Blanket Stories: Transportation Object, Generous Ones, Trek

A sculpture commissioned for the Haub Family Galleries at the Tacoma Art Museum

Final construction at Walla Walla Foundry, prior to molding and casting. Figure at center is the artist's daughter Evelyn.

Curator's statement

Rock Hushka
Chief Curator
Tacoma Museum of Art

Blankets play a central role in Marie Watt’s sculptural practice, equally as sculptural material and conceptual foundation. Watt believes that blankets provide access to social connections, historical traditions, and cross-cultural meanings. For almost a decade, Watt has further developed her use of blankets through a series of sculptures titled Blanket Stories. These large-scale works are composed of blankets collected by the artist through her requests to a community for donations of both blankets and stories about the importance of each blanket to the individual or family.

For Tacoma Art Museum, Watt created Blanket Stories: Transportation Object, Generous Ones, Trek. The sculpture’s form and color relate to her 2011 maquette Cradle (blue), a möbius-like set of rings cast in resin and composed from small swatches of fabric, neatly folded into tiny squares. Given the site conditions, Watt distilled the form of the earlier maquette and envisioned a section resulting in two arching, twisting, and crossing columns of blankets that spring from the ground and reach to the museum building.

Blanket Stories: Transportation Object, Generous Ones, Trek evolved into a new, hybrid form of sculpture in two inseparable parts. The first is the physical object: 16-foot and 18-foot cast bronze elements that grace Pacific Avenue. The casting process captured the textures, fringe, and bindings of nearly 350 different blankets. Both stacks have been given a cerulean blue patina that the artist terms “safety blue.” This color references the sky, rain, and highway signs such as those identifying exits for hospitals.

The second aspect is access to the information and stories provided about each of the blankets by the donors. Working with the museum, the artist collected blankets from members of the community, asking the donors to share their memories and stories. The sum of these stories proves how we share a common humanity. They reveal that a simple household item offers comfort, protection, and security across all human categories—race, class, gender, occupation, age. Blankets also represent sacrifice, generosity, and emotional bonds.

Watt recognizes that blankets served this purpose for generations and distilled this into the title. She discovered that cradle boards were categorized as “transportation objects” while researching at the Smithsonian Institution’s National Museum of the American Indian.
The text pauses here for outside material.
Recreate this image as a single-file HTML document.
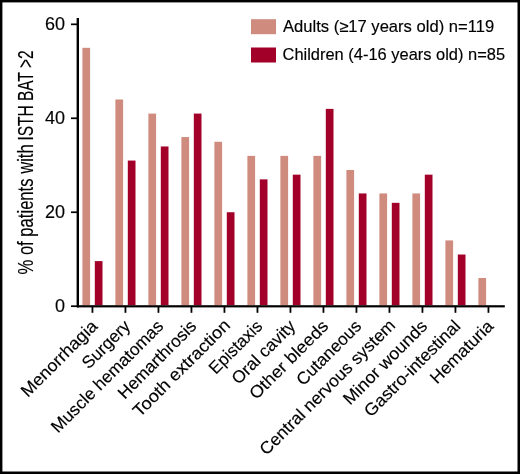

She explains that Generous Ones “acknowledges Tacoma’s indigenous inhabitants, the Puyallup and Coast Salish People. The name Puyallup or S’Puyalupubsh means ‘generous and welcoming behavior to all people (friends and strangers) who enter our lands.’ The phrase ‘Generous Ones’ also allows us to reflect and acknowledge those who are generous in our lives.” The word trek evokes a slow journey as well as the dynamics of migrating and settling in a new place, a subtle reference to the new Haub Family Collection of Western American art, recently gifted to Tacoma Art Museum.
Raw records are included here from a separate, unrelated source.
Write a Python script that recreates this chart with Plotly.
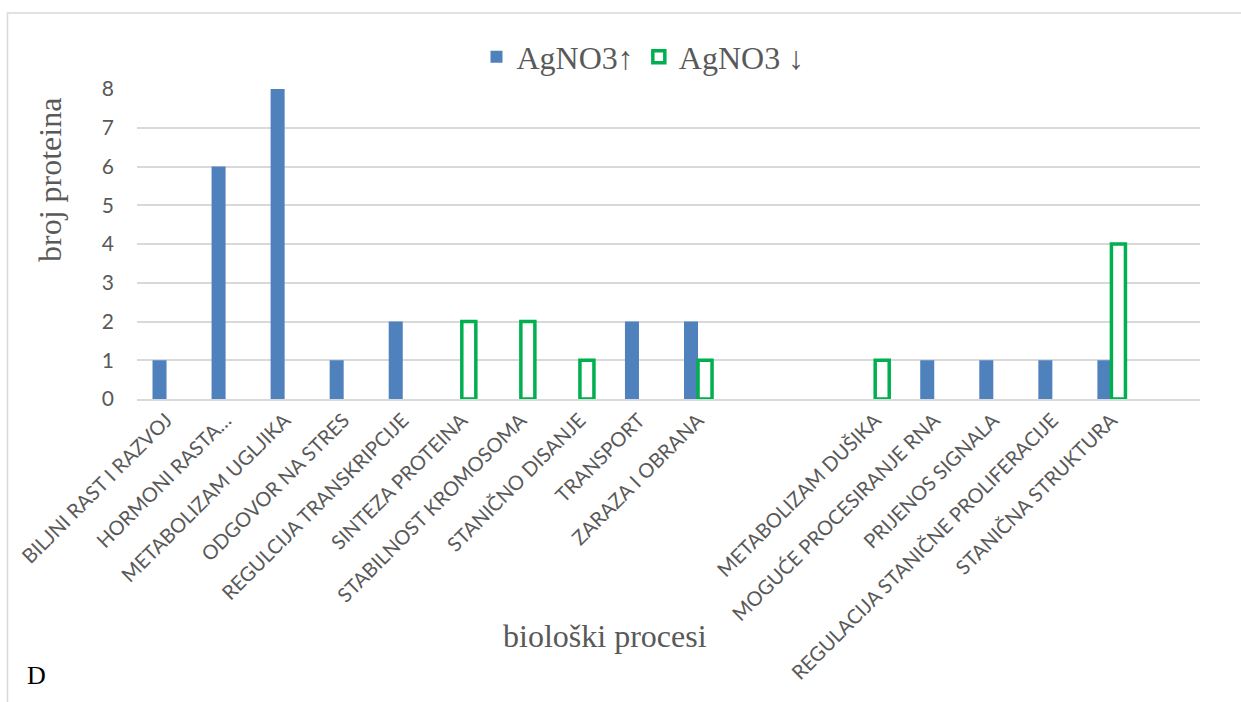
import plotly.graph_objects as go

categories = ["BILJNI RAST I RAZVOJ", "HORMONI RASTA…", "METABOLIZAM UGLJIKA", "ODGOVOR NA STRES",
              "REGULCIJA TRANSKRIPCIJE", "SINTEZA PROTEINA", "STABILNOST KROMOSOMA", "STANIČNO DISANJE",
              "TRANSPORT", "ZARAZA I OBRANA", "", "", "METABOLIZAM DUŠIKA", "MOGUĆE PROCESIRANJE RNA",
              "PRIJENOS SIGNALA", "REGULACIJA STANIČNE PROLIFERACIJE", "STANIČNA STRUKTURA", ""]
up_values = [1, 6, 8, 1, 2, None, None, None, 2, 2, None, None, None, 1, 1, 1, 1, None]
down_values = [None, None, None, None, None, 2, 2, 1, None, 1, None, None, 1, None, None, None, 4, None]
y_ticks = [0, 1, 2, 3, 4, 5, 6, 7, 8]

positions = list(range(len(categories)))

L, R, T, B = 137, 41, 89, 303
W, H = 1241, 702
pw, ph = W - L - R, H - T - B

def px(x):
    return (x - L) / pw

def py(y):
    return (H - B - y) / ph

fig = go.Figure()
fig.add_trace(go.Bar(x=positions, y=up_values, name="AgNO3↑",
                     marker=dict(color="#4F81BD", line=dict(width=0))))
fig.add_trace(go.Bar(x=positions, y=down_values, name="AgNO3 ↓",
                     marker=dict(color="rgba(255,255,255,1)", line=dict(color="#00B050", width=3.5))))

sans = "Lato, Open Sans, sans-serif"
serif = "Liberation Serif, Times New Roman, serif"
tick_font = dict(family=sans, size=20, color="#595959")
title_font = dict(family=serif, size=32, color="#595959")

fig.update_layout(
    width=W, height=H,
    margin=dict(l=L, r=R, t=T, b=B, autoexpand=False),
    paper_bgcolor="white", plot_bgcolor="white",
    barmode="group", bargap=0.525, bargroupgap=0,
    showlegend=True,
    legend=dict(orientation="h", x=px(643), xanchor="center", y=py(57), yanchor="middle",
                font=dict(family=serif, size=32, color="#595959"),
                itemwidth=30, tracegroupgap=0, bgcolor="rgba(0,0,0,0)"),
    xaxis=dict(range=[-0.5, len(categories) - 0.5], tickmode="array", tickvals=positions,
               ticktext=categories, tickangle=-45, tickfont=tick_font, showgrid=False,
               zeroline=False, showline=True, linecolor="#d9d9d9", linewidth=1.5, ticks=""),
    yaxis=dict(range=[0, 8], tickmode="array", tickvals=y_ticks, tickfont=dict(family=sans, size=21, color="#595959"),
               showgrid=True, gridcolor="#d9d9d9", gridwidth=1.5, zeroline=False, showline=False,
               ticks="", ticklabelstandoff=22),
    annotations=[
        dict(text="biološki procesi", xref="paper", yref="paper", x=px(605), y=py(636),
             xanchor="center", yanchor="middle", showarrow=False, font=title_font),
        dict(text="broj proteina", xref="paper", yref="paper", x=px(50), y=py(180),
             xanchor="center", yanchor="middle", showarrow=False, textangle=-90, font=title_font),
        dict(text="D", xref="paper", yref="paper", x=px(36), y=py(675),
             xanchor="center", yanchor="middle", showarrow=False,
             font=dict(family=serif, size=26, color="black")),
    ],
    shapes=[
        dict(type="rect", xref="paper", yref="paper", x0=px(7.5), y0=py(760), x1=px(1260), y1=py(13),
             line=dict(color="#d9d9d9", width=1.5), fillcolor="rgba(0,0,0,0)", layer="below"),
    ],
)

fig.write_html("out.html", config={"displayModeBar": False},
               post_script="document.body.style.margin='0';document.body.style.padding='0';")
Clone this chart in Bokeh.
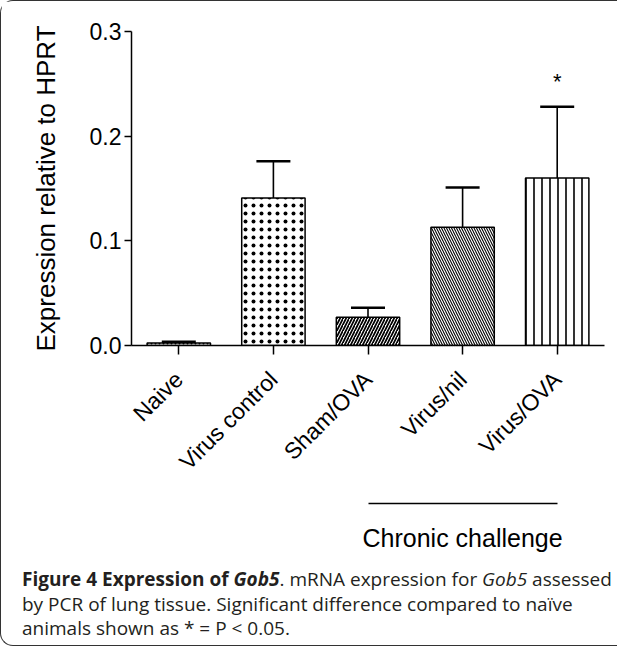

The combination of a graceful, magnificent bronze sculpture and the generosity of the many blanket donors represents the core values of Tacoma Art Museum and the communities that support the museum. Blanket Stories: Transportation Object, Generous Ones, Trek will remind generations of visitors to Tacoma that our personal histories connect and that we thrive together.

Tacoma Art Museum acknowledges the generosity, expertise, and good will of the many individuals of the Walla Walla Foundry for the realization of Blanket Stories: Transportation Object, Generous Ones, Trek.